CasaOS is interesting less as a NAS interface and more as an operating model for small private infrastructure. It packages a Linux box, Docker applications, storage, and a browser UI into something a non-specialist can keep using after the initial installation excitement is gone.
The useful boundary: local first, not cloud free
A realistic CasaOS deployment should not be described as a complete escape from cloud services. Families still need off-site backup, collaboration links, and sometimes vendor ecosystems. What CasaOS changes is the default location of important workflows: photos can land on hardware you own, media can stream inside the LAN, smart-home rules can run locally, and network tools can remain understandable.

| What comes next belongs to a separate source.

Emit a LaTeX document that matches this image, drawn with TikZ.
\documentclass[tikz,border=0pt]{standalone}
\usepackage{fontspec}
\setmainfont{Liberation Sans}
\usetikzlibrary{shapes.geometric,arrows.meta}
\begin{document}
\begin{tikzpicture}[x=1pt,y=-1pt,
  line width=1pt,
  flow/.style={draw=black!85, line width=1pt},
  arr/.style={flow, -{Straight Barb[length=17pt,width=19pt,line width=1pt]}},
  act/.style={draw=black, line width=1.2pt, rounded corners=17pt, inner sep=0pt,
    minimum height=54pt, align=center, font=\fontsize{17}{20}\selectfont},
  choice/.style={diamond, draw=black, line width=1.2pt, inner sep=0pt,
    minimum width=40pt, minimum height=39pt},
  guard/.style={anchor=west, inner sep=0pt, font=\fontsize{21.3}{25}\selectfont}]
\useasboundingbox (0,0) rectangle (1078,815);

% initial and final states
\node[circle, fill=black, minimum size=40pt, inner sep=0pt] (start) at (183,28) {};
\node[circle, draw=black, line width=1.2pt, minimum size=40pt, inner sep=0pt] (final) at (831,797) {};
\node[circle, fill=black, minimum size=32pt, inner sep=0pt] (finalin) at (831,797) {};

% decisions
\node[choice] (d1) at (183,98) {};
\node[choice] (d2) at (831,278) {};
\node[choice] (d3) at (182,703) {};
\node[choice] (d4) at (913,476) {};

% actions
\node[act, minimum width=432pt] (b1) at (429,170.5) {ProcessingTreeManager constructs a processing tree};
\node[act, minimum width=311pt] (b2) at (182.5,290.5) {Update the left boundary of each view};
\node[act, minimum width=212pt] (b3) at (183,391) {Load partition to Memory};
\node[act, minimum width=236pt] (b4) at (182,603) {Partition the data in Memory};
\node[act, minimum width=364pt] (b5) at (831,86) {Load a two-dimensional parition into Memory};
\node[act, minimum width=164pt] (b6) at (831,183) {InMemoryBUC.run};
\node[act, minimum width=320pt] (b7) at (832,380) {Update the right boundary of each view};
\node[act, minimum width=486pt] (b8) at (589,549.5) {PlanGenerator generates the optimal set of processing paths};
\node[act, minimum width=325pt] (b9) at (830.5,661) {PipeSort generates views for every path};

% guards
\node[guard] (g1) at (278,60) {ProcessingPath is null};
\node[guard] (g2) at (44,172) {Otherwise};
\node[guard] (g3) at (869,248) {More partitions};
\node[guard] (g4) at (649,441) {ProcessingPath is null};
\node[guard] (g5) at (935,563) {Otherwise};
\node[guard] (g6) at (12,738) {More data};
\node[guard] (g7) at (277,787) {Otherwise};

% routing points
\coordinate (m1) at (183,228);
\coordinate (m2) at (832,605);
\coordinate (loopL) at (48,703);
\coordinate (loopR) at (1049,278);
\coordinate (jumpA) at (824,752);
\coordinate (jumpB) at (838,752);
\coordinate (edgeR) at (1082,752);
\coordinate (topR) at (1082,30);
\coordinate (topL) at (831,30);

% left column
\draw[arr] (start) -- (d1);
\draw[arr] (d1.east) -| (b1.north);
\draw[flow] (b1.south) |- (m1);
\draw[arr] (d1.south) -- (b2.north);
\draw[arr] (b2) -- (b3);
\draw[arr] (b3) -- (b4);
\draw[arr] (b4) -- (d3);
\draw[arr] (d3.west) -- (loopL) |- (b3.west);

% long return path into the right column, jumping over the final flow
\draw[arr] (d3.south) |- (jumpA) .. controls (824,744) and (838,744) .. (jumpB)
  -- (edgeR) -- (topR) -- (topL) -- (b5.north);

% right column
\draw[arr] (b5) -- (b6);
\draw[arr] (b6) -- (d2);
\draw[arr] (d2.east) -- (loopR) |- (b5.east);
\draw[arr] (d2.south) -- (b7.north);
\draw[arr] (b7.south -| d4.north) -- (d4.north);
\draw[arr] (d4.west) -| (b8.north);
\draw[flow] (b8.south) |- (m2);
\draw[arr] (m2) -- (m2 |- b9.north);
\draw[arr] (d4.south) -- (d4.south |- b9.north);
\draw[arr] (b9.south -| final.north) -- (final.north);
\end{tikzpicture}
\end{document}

That distinction matters. “Cloud free” creates a purity test. “Local first” creates an architecture.
Operationally, the first risk is not installation
The installation command is simple. The harder questions start after the dashboard loads: which disk contains the only copy of the photos, what happens if the router changes IP ranges, who can reach the admin panel, how are containers updated, and where is the restore procedure documented?

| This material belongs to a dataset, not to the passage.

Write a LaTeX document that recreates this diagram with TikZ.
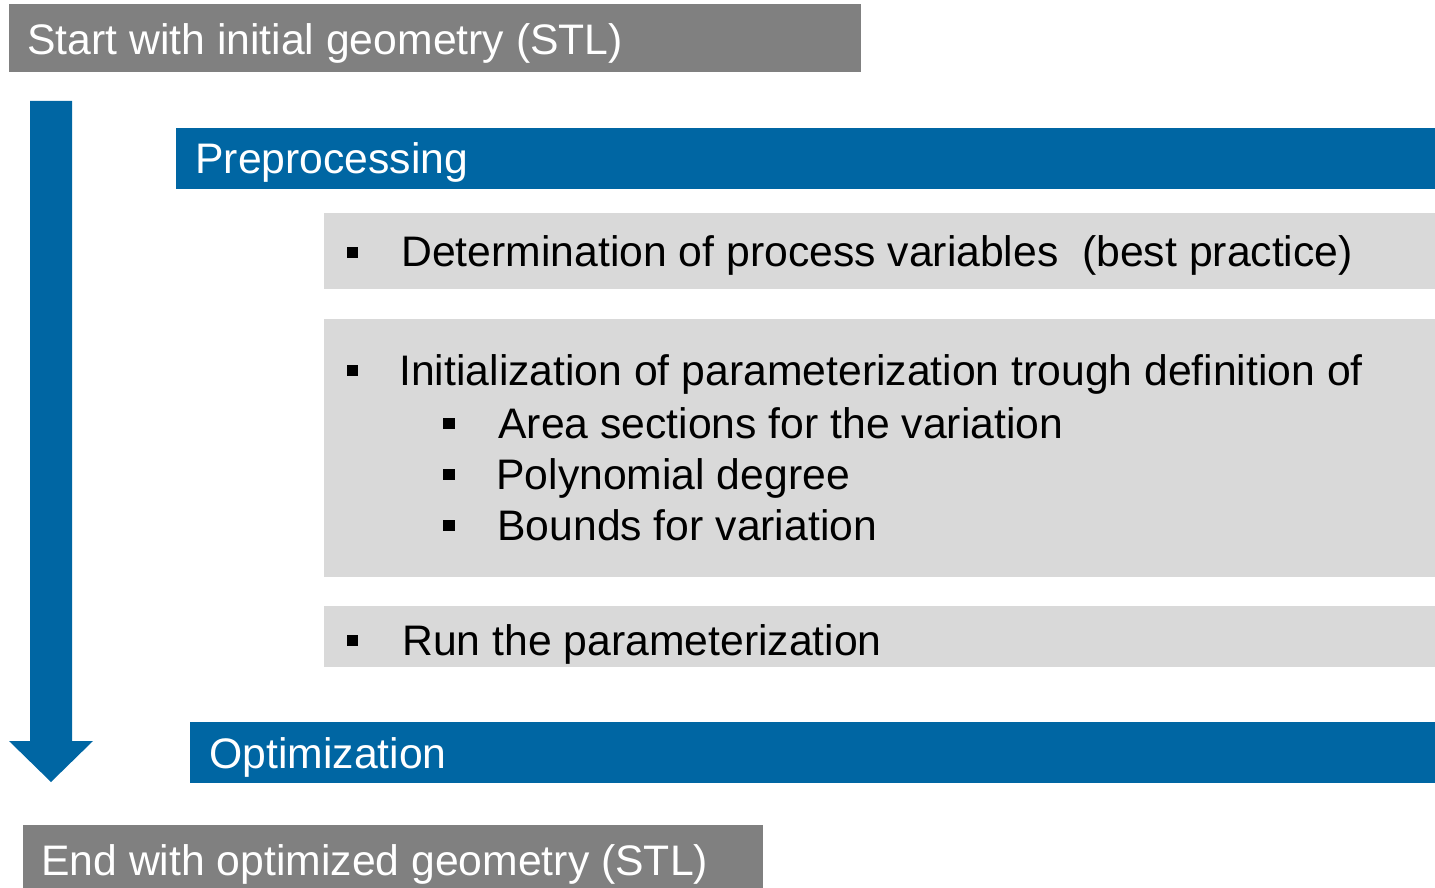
\documentclass[tikz,border=0pt]{standalone}
\usepackage{fontspec}
\setmainfont{Liberation Sans}
\usetikzlibrary{positioning}
\definecolor{flowblue}{RGB}{0,102,163}
\definecolor{flowgray}{RGB}{128,128,128}
\definecolor{itemgray}{RGB}{217,217,217}

\begin{document}
\begin{tikzpicture}[x=0.02cm,y=-0.02cm,
  lbl/.style={anchor=base west,inner sep=0pt,font=\fontsize{24.3}{29}\selectfont},
  wlbl/.style={lbl,text=white}]
  \useasboundingbox (0,0) rectangle (1435,888);
  % start / end boxes
  \fill[flowgray] (9,4) rectangle (861,72);
  \node[wlbl] (start) at (27,55) {Start with initial geometry (STL)};
  \fill[flowgray] (23,825) rectangle (763,888);
  \node[wlbl] (finish) at (41,875) {End with optimized geometry (STL)};
  % big arrow down the left
  \fill[flowblue] (30,101) -- (72,101) -- (72,741) -- (93,741) -- (51,782)
    -- (9,741) -- (30,741) -- cycle;
  % stage bars
  \fill[flowblue] (176,128) rectangle (1435,189);
  \node[wlbl] (prep) at (195,174) {Preprocessing};
  \fill[flowblue] (190,722) rectangle (1435,783);
  \node[wlbl] (opt) at (209,768) {Optimization};
  % preprocessing items
  \fill[itemgray] (324,213) rectangle (1435,289);
  \fill[itemgray] (324,319) rectangle (1435,577);
  \fill[itemgray] (324,606) rectangle (1435,667);
  \foreach \y in {267,385,655} \fill (347,\y-20) rectangle ++(11,11);
  \foreach \y in {438,489,540} \fill (443,\y-20) rectangle ++(12,11);
  \node[lbl] (detvar) at (401,267) {Determination of process variables~ (best practice)};
  \node[lbl] (init) at (399,385) {Initialization of parameterization trough definition of};
  \node[lbl] (area) at (498,438) {Area sections for the variation};
  \node[lbl] (poly) at (496,489) {Polynomial degree};
  \node[lbl] (bounds) at (497,540) {Bounds for variation};
  \node[lbl] (run) at (402,655) {Run the parameterization};
\end{tikzpicture}
\end{document}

wget -qO- https://get.casaos.io | sudo bash
A better deployment pattern
For a home or small studio, the best pattern is boring and layered. Use a stable mini PC, wired networking, one system disk, one data disk, and a small initial application set. Add services only when each previous service has a backup and a recovery path.
- Layer 1: files and sync with Syncthing or Nextcloud.
- Layer 2: media with Jellyfin or Navidrome.
- Layer 3: network utility with AdGuard Home and WireGuard.
- Layer 4: home automation with Home Assistant after backups are routine.
Security should stay modest and explicit
The worst CasaOS setup is a dashboard opened directly to the public internet because remote access felt urgent. A safer default is VPN or virtual LAN access, strong passwords, minimal exposed ports, and a clear rule that the admin interface is not a public website. If reverse proxy and HTTPS are needed, they should be introduced deliberately, not as a copy-pasted magic step.
What makes it worth trying
CasaOS turns a spare machine into a learning surface for self-hosting. The user can start with visible value—phone photos, media library, DNS filtering—and gradually understand containers, storage, and remote access. That is a healthier adoption path than telling a new user to assemble a full Docker Compose stack on day one.
The product succeeds when it makes local infrastructure feel maintainable. It fails if users treat the dashboard as a substitute for backups, security, and recovery planning.